Records with drawing code:

:::::

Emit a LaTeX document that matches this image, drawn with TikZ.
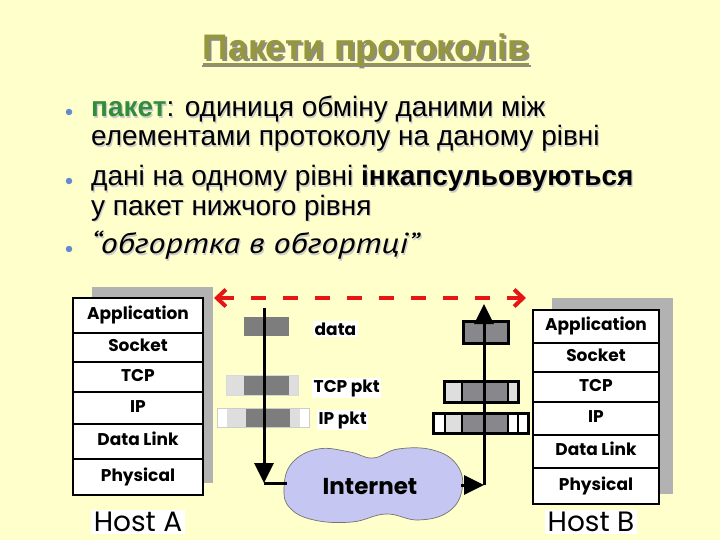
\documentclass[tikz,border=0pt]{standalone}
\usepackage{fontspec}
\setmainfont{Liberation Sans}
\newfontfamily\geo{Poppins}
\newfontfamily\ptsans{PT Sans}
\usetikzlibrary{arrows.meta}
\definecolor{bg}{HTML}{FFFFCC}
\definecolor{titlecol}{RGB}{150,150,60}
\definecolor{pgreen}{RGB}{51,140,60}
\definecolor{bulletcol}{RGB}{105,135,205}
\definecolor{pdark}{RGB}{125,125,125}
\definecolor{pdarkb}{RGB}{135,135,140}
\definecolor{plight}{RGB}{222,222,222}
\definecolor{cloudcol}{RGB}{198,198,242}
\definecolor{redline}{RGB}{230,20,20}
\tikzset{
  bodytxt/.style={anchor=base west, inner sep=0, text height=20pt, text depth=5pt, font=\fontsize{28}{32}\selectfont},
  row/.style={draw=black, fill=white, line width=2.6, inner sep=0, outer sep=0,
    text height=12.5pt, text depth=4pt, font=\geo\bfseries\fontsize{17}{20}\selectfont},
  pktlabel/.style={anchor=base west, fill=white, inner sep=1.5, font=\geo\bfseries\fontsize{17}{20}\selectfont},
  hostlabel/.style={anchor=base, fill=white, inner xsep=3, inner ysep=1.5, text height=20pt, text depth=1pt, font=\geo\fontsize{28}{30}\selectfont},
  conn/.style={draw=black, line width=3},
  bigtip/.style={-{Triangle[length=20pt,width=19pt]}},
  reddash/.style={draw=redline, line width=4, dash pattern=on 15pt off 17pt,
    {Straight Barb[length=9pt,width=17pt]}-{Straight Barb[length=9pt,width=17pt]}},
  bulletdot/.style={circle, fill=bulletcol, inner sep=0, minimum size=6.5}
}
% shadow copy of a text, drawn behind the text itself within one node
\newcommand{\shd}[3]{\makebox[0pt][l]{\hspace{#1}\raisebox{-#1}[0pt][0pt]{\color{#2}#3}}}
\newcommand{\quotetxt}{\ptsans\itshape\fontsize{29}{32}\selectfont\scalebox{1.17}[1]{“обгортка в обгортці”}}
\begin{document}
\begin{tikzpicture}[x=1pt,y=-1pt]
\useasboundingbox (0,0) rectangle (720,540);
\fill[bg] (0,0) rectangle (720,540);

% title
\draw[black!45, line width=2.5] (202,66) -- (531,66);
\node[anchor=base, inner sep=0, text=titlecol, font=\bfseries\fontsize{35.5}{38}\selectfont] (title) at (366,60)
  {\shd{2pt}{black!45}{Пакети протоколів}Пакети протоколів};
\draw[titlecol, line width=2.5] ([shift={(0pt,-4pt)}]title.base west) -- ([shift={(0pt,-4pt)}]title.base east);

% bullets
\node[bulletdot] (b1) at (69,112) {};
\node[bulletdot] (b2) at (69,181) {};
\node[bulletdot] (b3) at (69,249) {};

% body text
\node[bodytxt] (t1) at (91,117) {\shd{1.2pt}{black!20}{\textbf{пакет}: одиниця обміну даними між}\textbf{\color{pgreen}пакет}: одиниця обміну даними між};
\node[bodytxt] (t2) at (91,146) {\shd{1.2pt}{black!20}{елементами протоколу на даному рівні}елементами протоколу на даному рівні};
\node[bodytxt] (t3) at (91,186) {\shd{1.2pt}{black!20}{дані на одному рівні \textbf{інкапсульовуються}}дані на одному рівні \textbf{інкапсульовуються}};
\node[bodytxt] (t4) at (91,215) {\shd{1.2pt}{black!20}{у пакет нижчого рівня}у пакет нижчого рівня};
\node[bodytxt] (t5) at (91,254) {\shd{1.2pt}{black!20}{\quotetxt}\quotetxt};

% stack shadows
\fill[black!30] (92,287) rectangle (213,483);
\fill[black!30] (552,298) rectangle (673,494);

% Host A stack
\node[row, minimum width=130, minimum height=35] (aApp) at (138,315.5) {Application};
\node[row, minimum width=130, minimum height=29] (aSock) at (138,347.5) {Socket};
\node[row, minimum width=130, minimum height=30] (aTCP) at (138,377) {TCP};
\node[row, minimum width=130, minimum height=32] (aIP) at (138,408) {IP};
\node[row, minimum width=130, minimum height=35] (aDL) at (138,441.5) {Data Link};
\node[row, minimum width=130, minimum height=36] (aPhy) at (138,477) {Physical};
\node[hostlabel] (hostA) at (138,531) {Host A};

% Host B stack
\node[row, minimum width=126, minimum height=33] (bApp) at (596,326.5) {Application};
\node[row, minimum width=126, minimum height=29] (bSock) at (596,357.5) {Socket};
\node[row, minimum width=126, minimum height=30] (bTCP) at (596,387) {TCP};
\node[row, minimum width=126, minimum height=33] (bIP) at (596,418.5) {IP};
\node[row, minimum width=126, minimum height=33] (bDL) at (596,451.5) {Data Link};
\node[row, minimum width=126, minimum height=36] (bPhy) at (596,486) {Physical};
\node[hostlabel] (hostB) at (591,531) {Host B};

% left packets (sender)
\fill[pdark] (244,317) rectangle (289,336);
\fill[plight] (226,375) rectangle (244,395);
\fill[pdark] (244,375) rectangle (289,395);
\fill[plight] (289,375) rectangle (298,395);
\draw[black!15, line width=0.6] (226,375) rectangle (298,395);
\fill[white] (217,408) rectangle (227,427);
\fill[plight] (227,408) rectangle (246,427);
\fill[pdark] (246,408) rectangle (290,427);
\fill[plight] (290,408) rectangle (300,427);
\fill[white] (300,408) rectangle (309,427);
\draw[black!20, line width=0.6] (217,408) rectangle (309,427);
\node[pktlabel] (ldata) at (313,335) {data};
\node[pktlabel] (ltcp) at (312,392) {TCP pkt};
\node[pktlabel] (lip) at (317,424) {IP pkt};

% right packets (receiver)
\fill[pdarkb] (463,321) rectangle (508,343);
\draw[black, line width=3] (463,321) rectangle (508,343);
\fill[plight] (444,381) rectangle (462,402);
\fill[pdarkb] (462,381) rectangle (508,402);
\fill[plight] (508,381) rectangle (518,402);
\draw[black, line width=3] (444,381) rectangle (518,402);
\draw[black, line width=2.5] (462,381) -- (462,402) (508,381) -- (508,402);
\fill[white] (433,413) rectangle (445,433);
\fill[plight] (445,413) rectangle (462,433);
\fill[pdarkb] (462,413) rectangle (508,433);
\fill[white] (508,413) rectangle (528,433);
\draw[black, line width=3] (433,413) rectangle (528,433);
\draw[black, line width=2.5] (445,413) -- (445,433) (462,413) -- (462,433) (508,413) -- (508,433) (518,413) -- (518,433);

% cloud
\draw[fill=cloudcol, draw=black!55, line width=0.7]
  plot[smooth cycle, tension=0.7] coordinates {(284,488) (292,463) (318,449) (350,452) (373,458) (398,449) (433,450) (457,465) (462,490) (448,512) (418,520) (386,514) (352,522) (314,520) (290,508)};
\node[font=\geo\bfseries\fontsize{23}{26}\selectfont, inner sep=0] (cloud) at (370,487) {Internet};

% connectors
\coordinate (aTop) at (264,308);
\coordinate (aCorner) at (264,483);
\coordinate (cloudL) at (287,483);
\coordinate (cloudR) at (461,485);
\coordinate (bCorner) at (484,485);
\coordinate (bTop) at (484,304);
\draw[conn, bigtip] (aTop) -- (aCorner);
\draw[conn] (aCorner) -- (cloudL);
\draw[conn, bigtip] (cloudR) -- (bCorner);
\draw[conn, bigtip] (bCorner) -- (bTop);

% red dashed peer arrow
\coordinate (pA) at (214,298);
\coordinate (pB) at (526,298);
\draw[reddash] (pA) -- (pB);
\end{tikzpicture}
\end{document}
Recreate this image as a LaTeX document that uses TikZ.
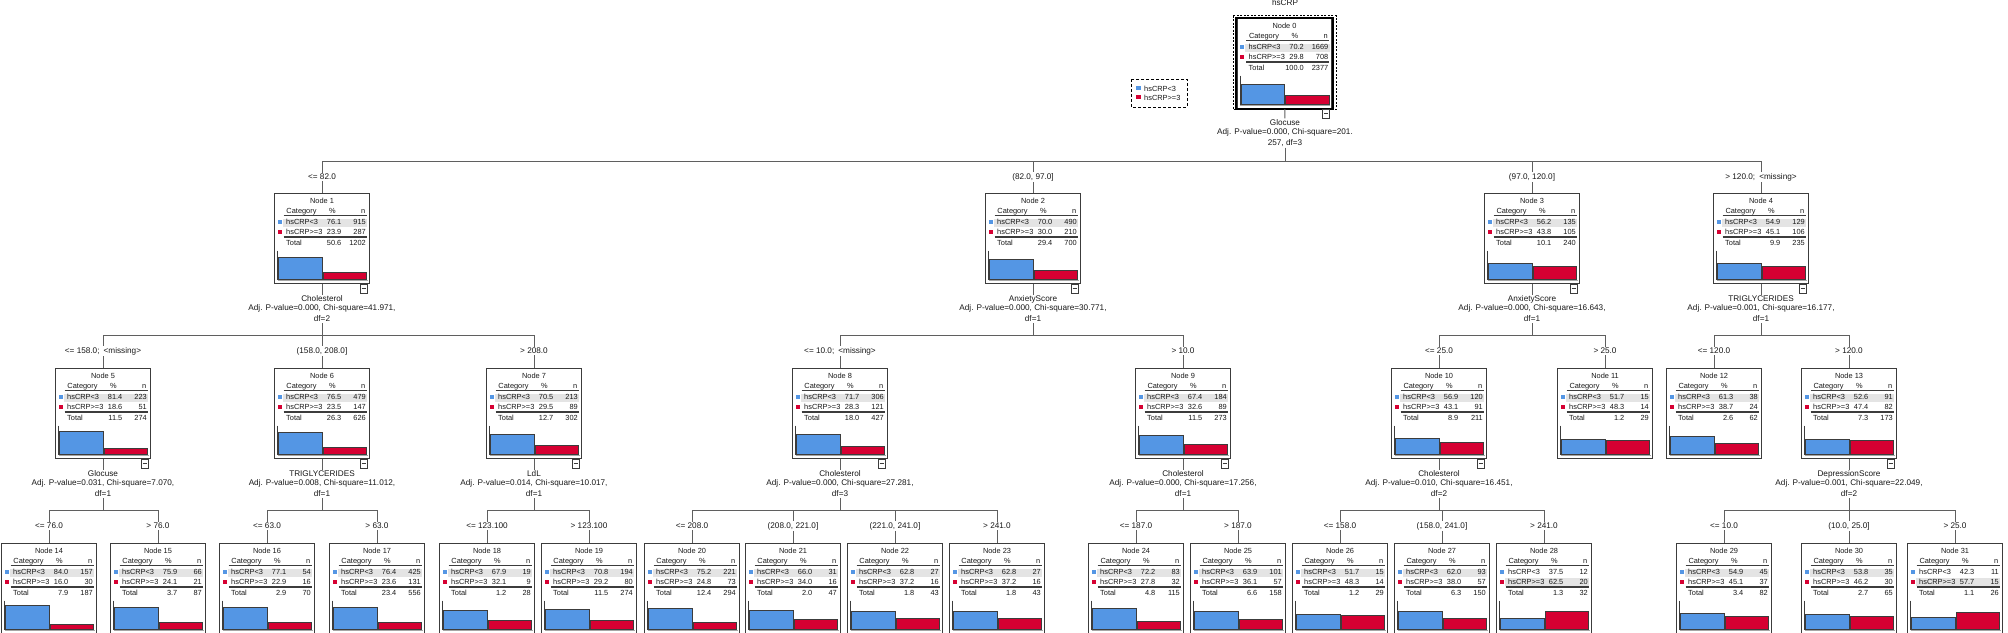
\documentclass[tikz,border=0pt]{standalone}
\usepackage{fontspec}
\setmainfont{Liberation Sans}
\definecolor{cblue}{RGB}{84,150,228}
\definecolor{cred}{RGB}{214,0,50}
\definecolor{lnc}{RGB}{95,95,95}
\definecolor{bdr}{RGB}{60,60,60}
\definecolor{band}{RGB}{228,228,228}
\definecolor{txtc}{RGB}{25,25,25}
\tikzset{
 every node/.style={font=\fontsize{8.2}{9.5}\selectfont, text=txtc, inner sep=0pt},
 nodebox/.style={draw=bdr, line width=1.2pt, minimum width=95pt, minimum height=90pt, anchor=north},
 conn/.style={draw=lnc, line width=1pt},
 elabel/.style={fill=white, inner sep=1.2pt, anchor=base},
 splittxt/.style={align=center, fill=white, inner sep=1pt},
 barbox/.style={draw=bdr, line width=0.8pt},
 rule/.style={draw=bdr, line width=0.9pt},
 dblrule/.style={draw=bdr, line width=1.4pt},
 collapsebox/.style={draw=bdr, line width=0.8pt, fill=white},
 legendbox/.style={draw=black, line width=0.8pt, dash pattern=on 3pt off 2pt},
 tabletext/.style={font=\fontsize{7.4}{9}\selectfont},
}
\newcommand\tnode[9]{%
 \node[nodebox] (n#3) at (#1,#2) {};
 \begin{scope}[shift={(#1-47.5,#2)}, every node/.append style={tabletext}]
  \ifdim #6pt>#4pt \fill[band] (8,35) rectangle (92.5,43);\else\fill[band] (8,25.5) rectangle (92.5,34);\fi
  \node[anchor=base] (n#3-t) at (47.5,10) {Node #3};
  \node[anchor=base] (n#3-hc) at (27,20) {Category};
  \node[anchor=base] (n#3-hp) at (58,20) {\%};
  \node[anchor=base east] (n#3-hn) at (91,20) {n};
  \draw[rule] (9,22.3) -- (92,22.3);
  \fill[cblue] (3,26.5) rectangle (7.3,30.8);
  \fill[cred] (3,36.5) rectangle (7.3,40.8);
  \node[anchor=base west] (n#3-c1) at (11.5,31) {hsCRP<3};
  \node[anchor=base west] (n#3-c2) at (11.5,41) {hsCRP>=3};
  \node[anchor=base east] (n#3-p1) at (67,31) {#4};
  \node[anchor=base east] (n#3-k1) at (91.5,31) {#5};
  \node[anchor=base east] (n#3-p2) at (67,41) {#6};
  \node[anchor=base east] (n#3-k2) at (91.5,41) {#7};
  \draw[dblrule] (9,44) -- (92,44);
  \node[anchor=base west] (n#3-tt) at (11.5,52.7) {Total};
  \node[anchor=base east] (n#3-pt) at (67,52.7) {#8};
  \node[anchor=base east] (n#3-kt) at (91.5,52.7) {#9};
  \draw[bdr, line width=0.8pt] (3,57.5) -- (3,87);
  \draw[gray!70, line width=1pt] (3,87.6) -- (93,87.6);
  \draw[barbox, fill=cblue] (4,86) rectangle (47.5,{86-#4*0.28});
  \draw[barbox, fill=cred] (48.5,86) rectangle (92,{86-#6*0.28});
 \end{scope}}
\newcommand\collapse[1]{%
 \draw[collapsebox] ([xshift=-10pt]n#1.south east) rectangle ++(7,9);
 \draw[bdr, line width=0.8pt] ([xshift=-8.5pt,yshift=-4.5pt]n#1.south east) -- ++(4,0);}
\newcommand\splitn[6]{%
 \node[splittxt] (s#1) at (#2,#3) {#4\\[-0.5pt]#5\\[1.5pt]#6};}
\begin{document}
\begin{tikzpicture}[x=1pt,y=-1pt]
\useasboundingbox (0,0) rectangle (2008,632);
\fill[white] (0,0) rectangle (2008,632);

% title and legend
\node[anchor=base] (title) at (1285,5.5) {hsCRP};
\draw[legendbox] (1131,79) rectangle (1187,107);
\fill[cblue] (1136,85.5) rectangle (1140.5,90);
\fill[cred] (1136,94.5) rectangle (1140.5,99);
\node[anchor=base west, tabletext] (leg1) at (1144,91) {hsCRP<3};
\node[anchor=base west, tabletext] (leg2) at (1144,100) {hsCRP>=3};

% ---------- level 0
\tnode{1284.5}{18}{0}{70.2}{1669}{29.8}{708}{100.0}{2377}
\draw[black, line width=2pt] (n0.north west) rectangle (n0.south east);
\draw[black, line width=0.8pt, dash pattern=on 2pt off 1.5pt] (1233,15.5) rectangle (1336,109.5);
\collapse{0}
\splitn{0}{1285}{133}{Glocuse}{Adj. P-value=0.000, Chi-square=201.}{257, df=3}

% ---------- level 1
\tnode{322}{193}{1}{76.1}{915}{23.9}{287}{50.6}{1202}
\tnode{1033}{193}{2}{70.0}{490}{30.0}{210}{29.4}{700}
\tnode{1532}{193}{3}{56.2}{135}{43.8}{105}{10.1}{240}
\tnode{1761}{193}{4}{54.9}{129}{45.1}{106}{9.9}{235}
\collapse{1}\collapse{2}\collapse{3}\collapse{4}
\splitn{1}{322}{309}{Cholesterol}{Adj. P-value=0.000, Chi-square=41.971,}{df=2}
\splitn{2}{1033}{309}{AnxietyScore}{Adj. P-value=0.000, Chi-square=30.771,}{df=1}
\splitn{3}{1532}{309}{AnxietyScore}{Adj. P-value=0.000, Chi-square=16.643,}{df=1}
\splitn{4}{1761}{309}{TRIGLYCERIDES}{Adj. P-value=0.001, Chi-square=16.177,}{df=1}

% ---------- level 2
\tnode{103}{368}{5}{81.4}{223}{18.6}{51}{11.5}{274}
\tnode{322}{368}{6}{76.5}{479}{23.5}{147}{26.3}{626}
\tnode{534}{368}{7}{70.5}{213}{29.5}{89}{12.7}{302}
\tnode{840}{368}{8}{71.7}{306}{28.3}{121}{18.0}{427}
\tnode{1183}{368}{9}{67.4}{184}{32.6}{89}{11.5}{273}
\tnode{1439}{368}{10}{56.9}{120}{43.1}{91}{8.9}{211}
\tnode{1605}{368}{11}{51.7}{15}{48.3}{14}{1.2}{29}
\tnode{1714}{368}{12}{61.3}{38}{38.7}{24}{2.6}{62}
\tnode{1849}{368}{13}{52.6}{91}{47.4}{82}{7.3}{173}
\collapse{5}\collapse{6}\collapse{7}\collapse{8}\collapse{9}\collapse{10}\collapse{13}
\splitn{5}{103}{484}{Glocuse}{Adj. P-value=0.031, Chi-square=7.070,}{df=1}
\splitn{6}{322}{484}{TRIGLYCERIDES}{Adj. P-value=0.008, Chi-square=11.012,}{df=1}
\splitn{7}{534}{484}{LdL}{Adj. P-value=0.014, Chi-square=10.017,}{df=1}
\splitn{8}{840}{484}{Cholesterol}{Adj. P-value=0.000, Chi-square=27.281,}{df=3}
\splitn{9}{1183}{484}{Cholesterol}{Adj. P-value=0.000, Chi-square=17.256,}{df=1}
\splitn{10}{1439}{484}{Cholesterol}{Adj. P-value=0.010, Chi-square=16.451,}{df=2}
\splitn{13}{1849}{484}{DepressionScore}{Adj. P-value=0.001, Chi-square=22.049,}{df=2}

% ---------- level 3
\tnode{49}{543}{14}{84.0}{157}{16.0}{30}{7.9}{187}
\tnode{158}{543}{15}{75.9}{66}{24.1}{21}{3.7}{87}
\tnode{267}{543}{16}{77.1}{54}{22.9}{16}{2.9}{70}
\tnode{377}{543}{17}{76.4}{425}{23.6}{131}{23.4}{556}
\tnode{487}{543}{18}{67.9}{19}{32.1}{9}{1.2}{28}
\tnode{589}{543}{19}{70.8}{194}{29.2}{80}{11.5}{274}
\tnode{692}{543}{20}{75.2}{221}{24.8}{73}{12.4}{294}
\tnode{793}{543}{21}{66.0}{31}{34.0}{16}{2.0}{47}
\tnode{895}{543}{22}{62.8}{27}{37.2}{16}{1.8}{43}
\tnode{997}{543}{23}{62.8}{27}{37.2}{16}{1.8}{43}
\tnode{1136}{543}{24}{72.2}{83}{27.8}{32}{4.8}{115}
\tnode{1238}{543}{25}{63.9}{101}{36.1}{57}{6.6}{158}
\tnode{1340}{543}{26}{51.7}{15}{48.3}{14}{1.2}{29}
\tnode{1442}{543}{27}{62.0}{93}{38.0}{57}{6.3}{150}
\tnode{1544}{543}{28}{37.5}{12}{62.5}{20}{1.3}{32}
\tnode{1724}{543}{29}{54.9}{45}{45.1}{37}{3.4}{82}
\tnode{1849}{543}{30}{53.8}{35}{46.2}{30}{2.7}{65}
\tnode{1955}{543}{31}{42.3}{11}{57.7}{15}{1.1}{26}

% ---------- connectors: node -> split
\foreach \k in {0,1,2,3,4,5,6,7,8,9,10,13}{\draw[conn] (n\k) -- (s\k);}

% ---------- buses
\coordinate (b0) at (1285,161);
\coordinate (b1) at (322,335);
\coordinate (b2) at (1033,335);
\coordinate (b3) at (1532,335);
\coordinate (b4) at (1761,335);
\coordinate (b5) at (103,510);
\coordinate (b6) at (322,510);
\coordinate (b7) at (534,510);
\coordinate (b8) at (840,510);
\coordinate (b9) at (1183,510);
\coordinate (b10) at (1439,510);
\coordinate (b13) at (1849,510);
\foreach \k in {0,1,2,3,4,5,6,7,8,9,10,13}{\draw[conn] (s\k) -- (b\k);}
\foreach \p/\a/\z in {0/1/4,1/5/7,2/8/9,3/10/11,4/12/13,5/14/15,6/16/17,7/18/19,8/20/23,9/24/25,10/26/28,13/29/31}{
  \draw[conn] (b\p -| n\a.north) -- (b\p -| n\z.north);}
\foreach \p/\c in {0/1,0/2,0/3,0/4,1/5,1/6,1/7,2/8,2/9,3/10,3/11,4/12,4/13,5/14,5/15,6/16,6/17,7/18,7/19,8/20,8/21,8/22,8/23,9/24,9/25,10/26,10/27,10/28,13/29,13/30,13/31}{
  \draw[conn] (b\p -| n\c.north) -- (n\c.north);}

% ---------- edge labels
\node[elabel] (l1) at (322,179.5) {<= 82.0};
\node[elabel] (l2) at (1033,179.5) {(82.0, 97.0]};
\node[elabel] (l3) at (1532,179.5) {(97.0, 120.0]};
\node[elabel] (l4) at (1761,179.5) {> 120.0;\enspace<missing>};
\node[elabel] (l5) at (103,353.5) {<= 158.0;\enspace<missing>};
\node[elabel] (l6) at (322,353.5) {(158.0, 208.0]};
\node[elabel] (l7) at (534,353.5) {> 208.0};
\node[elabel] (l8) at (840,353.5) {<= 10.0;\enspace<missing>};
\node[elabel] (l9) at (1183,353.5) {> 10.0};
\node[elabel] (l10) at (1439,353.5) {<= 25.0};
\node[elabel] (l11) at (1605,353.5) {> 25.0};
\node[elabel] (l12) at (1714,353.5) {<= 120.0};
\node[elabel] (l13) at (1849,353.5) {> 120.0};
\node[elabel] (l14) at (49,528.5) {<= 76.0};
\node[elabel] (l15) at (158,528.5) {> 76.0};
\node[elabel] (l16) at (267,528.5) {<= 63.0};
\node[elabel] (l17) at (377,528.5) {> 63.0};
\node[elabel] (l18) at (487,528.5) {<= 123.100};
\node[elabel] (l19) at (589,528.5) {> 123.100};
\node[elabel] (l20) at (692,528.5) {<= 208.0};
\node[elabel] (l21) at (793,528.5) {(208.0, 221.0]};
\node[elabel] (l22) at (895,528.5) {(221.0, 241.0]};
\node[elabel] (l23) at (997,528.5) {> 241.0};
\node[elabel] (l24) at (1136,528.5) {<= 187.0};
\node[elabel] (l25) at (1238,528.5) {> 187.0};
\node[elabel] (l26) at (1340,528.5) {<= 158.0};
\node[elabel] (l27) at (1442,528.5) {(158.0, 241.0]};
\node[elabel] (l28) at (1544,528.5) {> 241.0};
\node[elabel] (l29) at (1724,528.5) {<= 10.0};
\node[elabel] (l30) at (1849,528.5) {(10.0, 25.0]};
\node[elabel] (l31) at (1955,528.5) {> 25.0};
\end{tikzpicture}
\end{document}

:::::

Pick out every line holding the string "this" and return it.

Emit a LaTeX document that matches this image, drawn with TikZ.
Recreate this image as a LaTeX document that uses TikZ.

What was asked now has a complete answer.